Em nossa avaliação é fundamental que o governo apure as denúncias e resguarde os referidos ministérios dos engenhosos mecanismos de desestabilização política de guerra híbrida, sobretudo diante dos recentes resultados eleitorais, que confirmam o avanço da extrema-direita no país e trazem impactos devastadores para as lutas feministas e antirracistas.
É necessário que o governo atue para de fato fortalecer o poder e a resolutividade dos ministérios na implementação de políticas que promovam justiça e direitos para todas as mulheres e população negra, garantindo-lhes um orçamento adequado.
Paradoxalmente à intensidade dos conflitos, o Ministério da Mulher foi proporcionalmente o mais afetado pelo contingenciamento do governo federal, no esforço de cumprir a meta fiscal de déficit zero. Um corte de 17,5% de uma previsão de R$ 471,6 milhões, com o desafio de uma campanha massiva para enfrentamento ao feminicídio, e meta de construção de 40 Casas da Mulher Brasileira até 2026. Também o Novo Arcabouço Fiscal contingenciou recursos da saúde e educação, o que em nosso entendimento não é o melhor caminho para equilibrar as contas do país, aplicando medidas que apenas aprofundam a precarização da vida.

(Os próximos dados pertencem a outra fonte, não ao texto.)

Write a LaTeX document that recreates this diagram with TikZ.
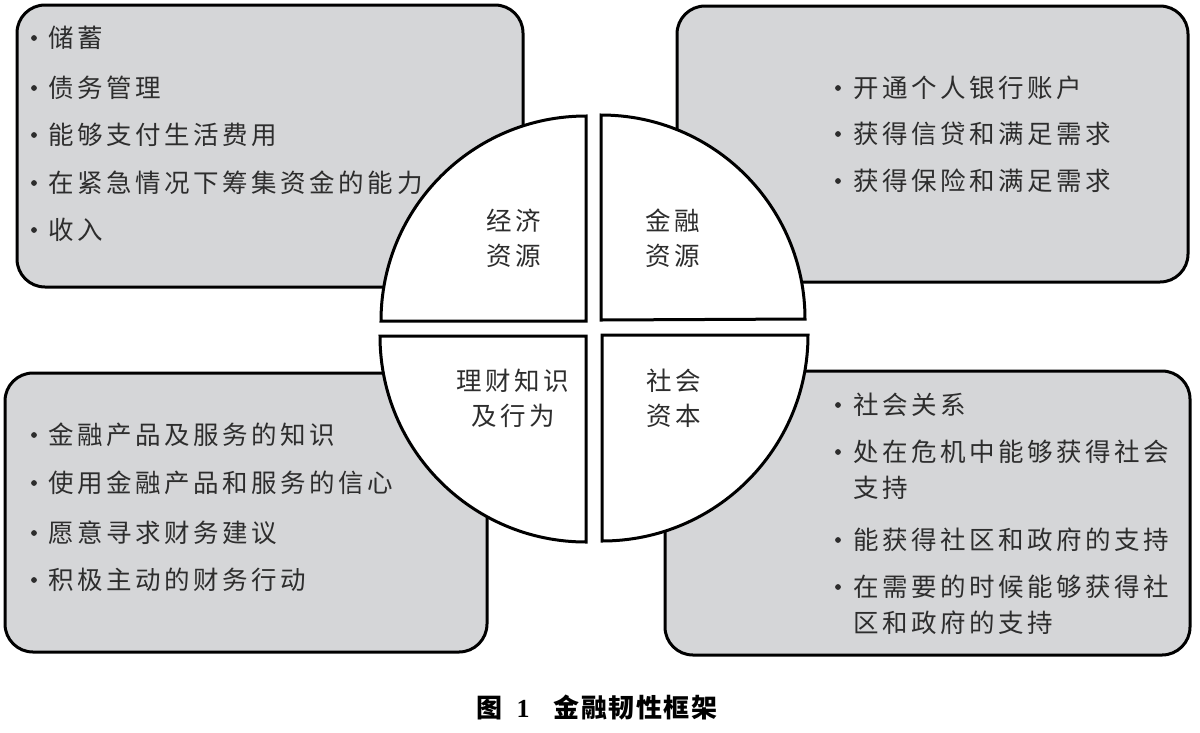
\documentclass[tikz,border=0pt]{standalone}
\usepackage{fontspec}
\newfontfamily\cjk[LetterSpace=14]{Noto Sans CJK SC}
\newfontfamily\cjkcap[LetterSpace=6]{Noto Sans CJK SC}
\newfontfamily\capnum{Liberation Serif}
\definecolor{boxgray}{RGB}{213,214,216}
\definecolor{txt}{RGB}{45,45,45}
\begin{document}
\begin{tikzpicture}[x=1pt,y=1pt,
  panel/.style={draw=black, line width=3pt, fill=boxgray, rounded corners=28pt, inner sep=0pt},
  quad/.style={draw=black, line width=3pt, fill=white, line join=miter},
  itemtext/.style={anchor=west, inner sep=0pt, text=txt, font=\cjk\fontsize{25.5pt}{30pt}\selectfont},
  quadlabel/.style={align=center, inner sep=0pt, text=txt, font=\cjk\fontsize{25.5pt}{35pt}\selectfont},
  bul/.style={fill=txt}]
\useasboundingbox (0,0) rectangle (1200,-732);
\fill[white] (0,0) rectangle (1200,-732);

% panels
\node[panel, minimum width=506pt, minimum height=282pt] (boxTL) at (270,-146) {};
\node[panel, minimum width=511pt, minimum height=276pt] (boxTR) at (932.5,-144) {};
\node[panel, minimum width=482pt, minimum height=279pt] (boxBL) at (246,-512.5) {};
\node[panel, minimum width=525pt, minimum height=284pt] (boxBR) at (927.5,-513) {};

% quadrants
\draw[quad] (586,-321) -- (381,-321) arc[start angle=180, end angle=90, radius=205] -- cycle;
\draw[quad] (601,-320) -- (601,-115) arc[start angle=90, end angle=0, radius=204] -- cycle;
\draw[quad] (586,-336) -- (380,-336) arc[start angle=180, end angle=270, radius=206] -- cycle;
\draw[quad] (602,-335) -- (602,-541) arc[start angle=270, end angle=360, radius=206] -- cycle;

% quadrant labels
\node[quadlabel] (qTL) at (514,-238) {经济\\资源};
\node[quadlabel] (qTR) at (673,-238) {金融\\资源};
\node[quadlabel] (qBL) at (513,-398) {理财知识\\及行为};
\node[quadlabel] (qBR) at (674,-398) {社会\\资本};

% top-left list
\foreach \y/\t [count=\i] in {38/储蓄, 88/债务管理, 135/能够支付生活费用, 183/在紧急情况下筹集资金的能力, 230/收入}{
  \fill[bul] (34,-\y) circle (2.9pt);
  \node[itemtext] (tl\i) at (48,-\y) {\t};
}
% top-right list
\foreach \y/\t [count=\i] in {88/开通个人银行账户, 134/获得信贷和满足需求, 181/获得保险和满足需求}{
  \fill[bul] (838,-\y) circle (2.9pt);
  \node[itemtext] (tr\i) at (853,-\y) {\t};
}
% bottom-left list
\foreach \y/\t [count=\i] in {435/金融产品及服务的知识, 483/使用金融产品和服务的信心, 533/愿意寻求财务建议, 580/积极主动的财务行动}{
  \fill[bul] (34,-\y) circle (2.9pt);
  \node[itemtext] (bl\i) at (48,-\y) {\t};
}
% bottom-right list
\foreach \y in {405, 452, 540, 587}{
  \fill[bul] (838,-\y) circle (2.9pt);
}
\node[itemtext] (br1) at (853,-405) {社会关系};
\node[itemtext] (br2) at (853,-452) {处在危机中能够获得社会};
\node[itemtext] (br2b) at (853,-488) {支持};
\node[itemtext] (br3) at (853,-540) {能获得社区和政府的支持};
\node[itemtext] (br4) at (853,-587) {在需要的时候能够获得社};
\node[itemtext] (br4b) at (853,-623) {区和政府的支持};

% caption
\node[inner sep=0pt, text=black, font=\cjkcap\bfseries\fontsize{26pt}{30pt}\selectfont] (cap) at (597,-708)
  {图\hspace{14pt}{\capnum\bfseries 1}\hspace{24pt}金融韧性框架};
\end{tikzpicture}
\end{document}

O que os movimentos de mulheres e feministas, mulheres negras, povos indígenas, população LBT, denunciam e revelam são as estruturas de desigualdade que conformaram a nossa sociedade: gênero, raça e etnia, classe e a heteronormatividade, como parte da estrutura de dominação patriarcal, e que nos países alvos da colonização a violência opera como força reguladora.
Estes debates, e as lutas que deles decorrem, cresceram no Brasil nos últimos 30 anos, enraizando reflexões inquietantes e transformadoras sobre a estrutura colonial, patriarcal e racista do nosso país, preenchendo corações e mentes de novas gerações ávidas pelo Bem Viver e pelo direito de decidir sobre suas vidas.
E por essas lutas e por nossas vidas, não baixaremos a guarda! Seguimos atentas às tentativas de rótulos, aos esforços de esvaziamento de nossas demandas. Seguimos resistindo e defendendo as conquistas das lutas dos movimentos de mulheres no Brasil e no Mundo.